A user only needs to specify a base model, which can be the prior, or some better-shaped posterior approximation. Just write it in an \texttt{alternative model} block as if it is a regular model.
...
model{ // keep the original model
gap~ cauchy(theta,0.2);
-gap~ cauchy(theta,0.2);
}
alternative model{ // add a new block
theta~ normal(0,5);
}
After saving this stan code to a cauchy.stan
, we run the function code_temperature_augment()
that automatically constructs a tempered path between the original model and the alternative model:
library(pathtemp)
file_new=code_temperature_augment(stan_file="example/cauchy_mixture.stan")
> output:
> A new stan file has been created: cauchy_augmented.stan.
We have automated path sampling and its adaptation into a function path_sample()
.
To run this example, call
library(rstan)
rstan_options(auto_write = TRUE)
# compile stan optimizer
update_model <- stan_model("solve_tempering.stan")# need to compile it first
# https://github.com/yao-yl/path-tempering/blob/master/solve_tempering.stan
# currently only supports 1 chain
# generate the new stan file, please check if it is OK.
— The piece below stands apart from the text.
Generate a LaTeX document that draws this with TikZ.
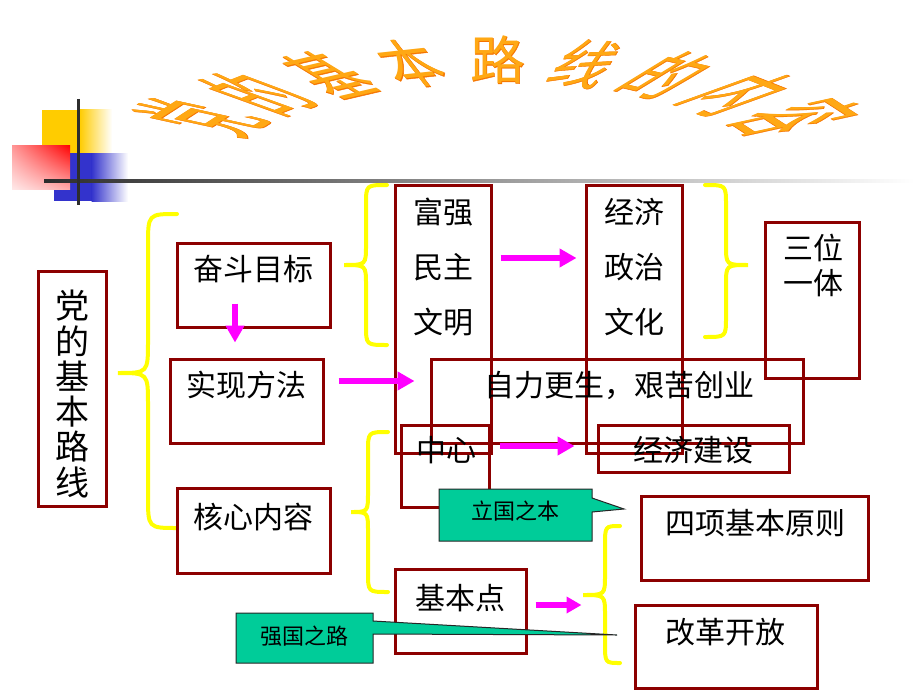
\documentclass[tikz,border=0pt]{standalone}
\usepackage{fontspec}
\usetikzlibrary{arrows.meta,shadings}
\newfontfamily\cjk{Noto Sans CJK SC}
\newfontfamily\cjkfat[FakeBold=0.8]{Noto Sans CJK SC}
\definecolor{boxred}{RGB}{140,0,0}
\definecolor{ylw}{RGB}{255,255,0}
\definecolor{mag}{RGB}{255,0,255}
\definecolor{tealc}{RGB}{0,204,153}
\definecolor{orfill}{RGB}{255,168,20}
\definecolor{oredge}{RGB}{245,115,0}
\definecolor{sqyellow}{RGB}{255,204,0}
\definecolor{sqblue}{RGB}{51,51,204}
\definecolor{darkln}{RGB}{45,45,45}
\newcommand\ybrace[7]{\draw[brace] (#1,#2) .. controls (#3,#2) .. (#3,#2+#7) -- (#3,#5-#7) .. controls (#3,#5) .. (#4,#5) .. controls (#3,#5) .. (#3,#5+#7) -- (#3,#6-#7) .. controls (#3,#6) .. (#1,#6);}
\begin{document}
\begin{tikzpicture}[x=1pt,y=-1pt,
  box/.style={draw=boxred, line width=3pt, inner sep=0pt},
  lbl/.style={font=\cjk\fontsize{30}{30}\selectfont, inner sep=0pt, text=black},
  cl/.style={font=\cjk\fontsize{22}{22}\selectfont, inner sep=0pt, text=black},
  arr/.style={-{Triangle[length=17pt,width=18pt]}, line width=6pt, draw=mag},
  brace/.style={draw=ylw, line width=4pt, line cap=round},
  callout/.style={fill=tealc, draw=black!85, line width=1pt}]
\useasboundingbox (0,0) rectangle (920,690);
\fill[white] (0,0) rectangle (920,690);

% decorative squares and lines
\fill[sqyellow] (42,110) rectangle (80,160);
\shade[left color=sqyellow, right color=white] (79.5,110) rectangle (112,160);
\fill[sqblue] (54,153) rectangle (92,201);
\shade[left color=sqblue, right color=white] (91.5,153) rectangle (128,201);
\shade[upper right=red, upper left={rgb,255:red,255;green,150;blue,150},
       lower right={rgb,255:red,255;green,170;blue,170},
       lower left={rgb,255:red,255;green,232;blue,232}] (12,145) rectangle (70,189);
\shade[left color=darkln, middle color=black!35, right color=white] (44,179.5) rectangle (915,182.5);
\draw[darkln, line width=3pt] (78,99) -- (78,205);

% arched title
\foreach \ch [count=\i] in {党,的,基,本,路,线,的,内,容} {
  \pgfmathsetmacro\th{(\i-5)*14}
  \pgfmathsetmacro\px{498+360*sin(\th)}
  \pgfmathsetmacro\py{190-130*cos(\th)}
  \pgfmathsetmacro\ma{0.55*cos(\th)}
  \pgfmathsetmacro\mb{-0.24*sin(\th)}
  \pgfmathsetmacro\mc{1.6*sin(\th)}
  \pgfmathsetmacro\md{0.52*cos(\th)}
  \begin{scope}[shift={(\px,\py)}]
    \begin{scope}[cm={\ma,\mb,\mc,\md,(0,0)}]
      \node[transform shape, inner sep=0pt, text=oredge, font=\cjkfat\fontsize{100}{100}\selectfont] (title-o\i) at (0,0) {\ch};
      \node[transform shape, inner sep=0pt, text=orfill, font=\cjk\fontsize{100}{100}\selectfont] (title-f\i) at (0,0) {\ch};
    \end{scope}
  \end{scope}
}

% braces
\ybrace{177}{214}{148}{118}{373}{528}{32}
\ybrace{387}{185}{366}{344}{265}{345}{20}
\ybrace{705}{185}{726}{748}{265}{337}{20}
\ybrace{388}{432}{368}{351}{512}{592}{20}
\ybrace{620}{526}{605}{583}{595}{663}{20}

% boxes
\node[box, minimum width=68pt,  minimum height=235pt] (dang)      at (72,388.5) {};
\node[box, minimum width=153pt, minimum height=84pt]  (fendou)    at (253.5,285) {};
\node[box, minimum width=153pt, minimum height=84pt]  (shixian)   at (246.5,401) {};
\node[box, minimum width=153pt, minimum height=85pt]  (hexin)     at (253.5,530.5) {};
\node[box, minimum width=96pt,  minimum height=268pt] (fuqiang)   at (443,319) {};
\node[box, minimum width=96pt,  minimum height=268pt] (jingji)    at (634,319) {};
\node[box, minimum width=94pt,  minimum height=156pt] (sanwei)    at (812,300) {};
\node[box, minimum width=372pt, minimum height=84pt]  (zili)      at (617,401) {};
\node[box, minimum width=88pt,  minimum height=82pt]  (zhongxin)  at (445,466) {};
\node[box, minimum width=191pt, minimum height=47pt]  (jjjs)      at (693.5,448.5) {};
\node[box, minimum width=227pt, minimum height=84pt]  (sixiang)   at (754.5,538) {};
\node[box, minimum width=131pt, minimum height=84pt]  (jibendian) at (460.5,611) {};
\node[box, minimum width=182pt, minimum height=83pt]  (gaige)     at (726,646.5) {};

% labels
\node[lbl, align=center, font=\cjk\fontsize{34}{35.3}\selectfont] (t-dang) at (72,394) {党\\的\\基\\本\\路\\线};
\node[lbl] (t-fendou) at (253,269) {奋斗目标};
\node[lbl] (t-shixian) at (246,385) {实现方法};
\node[lbl] (t-hexin) at (253,517) {核心内容};
\node[lbl, align=center, font=\cjk\fontsize{30}{55}\selectfont] (t-fuqiang) at (443,267) {富强\\民主\\文明};
\node[lbl, align=center, font=\cjk\fontsize{30}{55}\selectfont] (t-jingji) at (634,267) {经济\\政治\\文化};
\node[lbl, align=center, font=\cjk\fontsize{30}{35}\selectfont] (t-sanwei) at (813,265.5) {三位\\一体};
\node[lbl] (t-zili) at (619,385) {自力更生，艰苦创业};
\node[lbl] (t-zhongxin) at (446,450) {中心};
\node[lbl] (t-jjjs) at (693,450) {经济建设};
\node[lbl] (t-sixiang) at (755,523) {四项基本原则};
\node[lbl] (t-jibendian) at (460,598) {基本点};
\node[lbl] (t-gaige) at (725,632) {改革开放};

% arrows
\draw[arr, shorten >=15pt] ([xshift=-18.5pt, yshift=25pt]fendou.south) -- ([xshift=-11.5pt]shixian.north);
\draw[arr, shorten <=14pt, shorten >=15pt] ([yshift=20pt]shixian.east) coordinate (a2s) -- (a2s -| zili.west);
\draw[arr, shorten <=8pt, shorten >=8pt] ([yshift=61pt]fuqiang.east) coordinate (a3s) -- (a3s -| jingji.west);
\draw[arr, shorten <=9pt, shorten >=22pt] ([yshift=20pt]zhongxin.east) coordinate (a4s) -- (a4s -| jjjs.west);
\draw[arr, -{Triangle[length=15pt,width=16pt]}, shorten <=8pt, shorten >=52pt] ([yshift=6pt]jibendian.east) coordinate (a5s) -- (a5s -| gaige.west);

% callouts
\draw[callout] (439,489) -- (592,489) -- (592,498) -- (624,509) -- (592,512) -- (592,541) -- (439,541) -- cycle;
\node[cl] (t-liguo) at (515,511) {立国之本};
\draw[callout] (236,613) -- (373,613) -- (373,621) -- (617,635) -- (373,634) -- (373,663) -- (236,663) -- cycle;
\node[cl] (t-qiangguo) at (304,636) {强国之路};
\end{tikzpicture}
\end{document}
# compile the new working model
sampling_model=stan_model(file_new)
path_sample_fit=path_sample(sampling_model=sampling_model, data=list(gap=10), N_loop = 6, visualize_progress = TRUE, iter_final=6000 )
Here solve_tempering.stan
needs to be downloaded first.
The returned value path_sample_fit
provides access to the posterior draws from the target and base density, the joint path, and the log normalization constant:
sim_cauchy=extract(path_sample_fit$fit_main)
in_target= sim_cauchy$lambda==1
in_prior = sim_cauchy$lambda==0
# sample from the target
hist(sim_cauchy$theta[in_target])
# sample from the base
hist(sim_cauchy$theta[in_prior])
# the joint "path"
plot(sim_cauchy$a, sim_cauchy$theta)
# the normalization constant
plot(g_lambda(path_sample_fit$path_post_a), path_sample_fit$path_post_z)
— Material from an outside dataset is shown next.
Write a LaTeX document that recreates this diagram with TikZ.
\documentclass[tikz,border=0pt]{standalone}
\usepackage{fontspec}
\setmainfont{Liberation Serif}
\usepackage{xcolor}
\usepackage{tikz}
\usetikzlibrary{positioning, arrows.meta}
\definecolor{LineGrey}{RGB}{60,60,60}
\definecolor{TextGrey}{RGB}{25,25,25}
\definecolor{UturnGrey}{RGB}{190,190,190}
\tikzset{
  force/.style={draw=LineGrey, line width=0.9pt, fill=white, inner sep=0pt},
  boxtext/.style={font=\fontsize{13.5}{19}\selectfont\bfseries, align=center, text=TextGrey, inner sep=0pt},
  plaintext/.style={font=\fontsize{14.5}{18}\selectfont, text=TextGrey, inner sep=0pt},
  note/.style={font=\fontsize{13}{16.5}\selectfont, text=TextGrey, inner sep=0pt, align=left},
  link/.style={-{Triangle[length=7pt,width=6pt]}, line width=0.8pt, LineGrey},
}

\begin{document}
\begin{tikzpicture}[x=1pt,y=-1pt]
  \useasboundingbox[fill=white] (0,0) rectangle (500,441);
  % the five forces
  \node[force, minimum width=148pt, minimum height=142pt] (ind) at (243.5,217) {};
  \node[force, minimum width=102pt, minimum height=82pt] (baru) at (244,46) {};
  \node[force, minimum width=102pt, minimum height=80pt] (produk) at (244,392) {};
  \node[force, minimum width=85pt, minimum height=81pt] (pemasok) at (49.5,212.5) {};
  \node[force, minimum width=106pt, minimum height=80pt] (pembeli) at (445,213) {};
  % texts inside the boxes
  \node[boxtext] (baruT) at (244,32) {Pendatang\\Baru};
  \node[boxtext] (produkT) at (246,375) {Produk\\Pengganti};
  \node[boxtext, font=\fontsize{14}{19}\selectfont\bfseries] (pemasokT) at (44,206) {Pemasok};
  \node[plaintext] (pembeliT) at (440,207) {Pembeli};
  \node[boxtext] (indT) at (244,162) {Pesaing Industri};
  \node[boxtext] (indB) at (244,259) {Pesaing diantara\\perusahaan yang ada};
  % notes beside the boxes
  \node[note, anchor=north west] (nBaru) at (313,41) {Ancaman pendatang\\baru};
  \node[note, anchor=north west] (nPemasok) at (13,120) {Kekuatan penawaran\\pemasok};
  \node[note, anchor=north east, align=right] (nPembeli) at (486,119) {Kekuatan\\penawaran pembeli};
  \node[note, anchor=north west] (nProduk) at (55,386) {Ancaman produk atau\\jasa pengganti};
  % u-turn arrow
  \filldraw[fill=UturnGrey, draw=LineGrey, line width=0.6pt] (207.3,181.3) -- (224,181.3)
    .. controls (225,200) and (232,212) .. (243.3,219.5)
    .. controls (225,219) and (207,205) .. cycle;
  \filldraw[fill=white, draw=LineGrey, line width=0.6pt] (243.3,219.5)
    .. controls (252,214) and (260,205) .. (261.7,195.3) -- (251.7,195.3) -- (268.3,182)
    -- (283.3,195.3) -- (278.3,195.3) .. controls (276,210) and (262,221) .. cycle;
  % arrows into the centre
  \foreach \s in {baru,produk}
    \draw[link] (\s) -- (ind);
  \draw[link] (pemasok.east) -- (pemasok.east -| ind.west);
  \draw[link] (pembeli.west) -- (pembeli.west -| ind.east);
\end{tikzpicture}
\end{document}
In this example, we fit two models (probit and logiistic regressions)in one joint sampling. A path between them effectively expands the model continuously such both individual model are special cases of the augmented model. The computation efficiency is enhanced as we are fitting one slightly larger model rather than fitting two models. In addition, the log normalization constant tells which models fits the data more, which is related to but not the same as log Bayes factor in model comparisons.
Let's consider a logit and probit link regression. It is avaialbe in example/logit.stan
.
data {
int n;
int y[n];
real x[n];
}
parameters {
real beta;
}
model {
for (i in 1:n)
y[i]~ bernoulli_logit(beta * x[i]);
}
alternative model {
for (i in 1:n)
y[i]~ bernoulli(Phi(beta * x[i]));
}
It is recommended to write bernoulli_lpdf
if the goal is to compute the marginal likelihood.
We generate some x and y to fit this model
file_new=code_temperature_augmented(stan_file="logit/logit.stan")
sampling_model=stan_model(file_new)
update_model <- stan_model("solve_tempering.stan")
set.seed(100)
n=30
x=runif(n, 0,1)
y=rbinom(n=n, size=1, prob=exp(3*x)/max( exp(3*x) +1) )
path_sample_fit=path_sample(sampling_model=sampling_model, data=list(n=n, x=x, y=y), N_loop = 6, visualize_progress = TRUE,iter_final=6000)
Here is the output:
The log z here is NOT the Bayes factor! But it can be interpreted as the posterior density of lambda: hence telling which model is more supported by the the data.
Not surprisingly, the logit model fits the data better as that is how we generate y.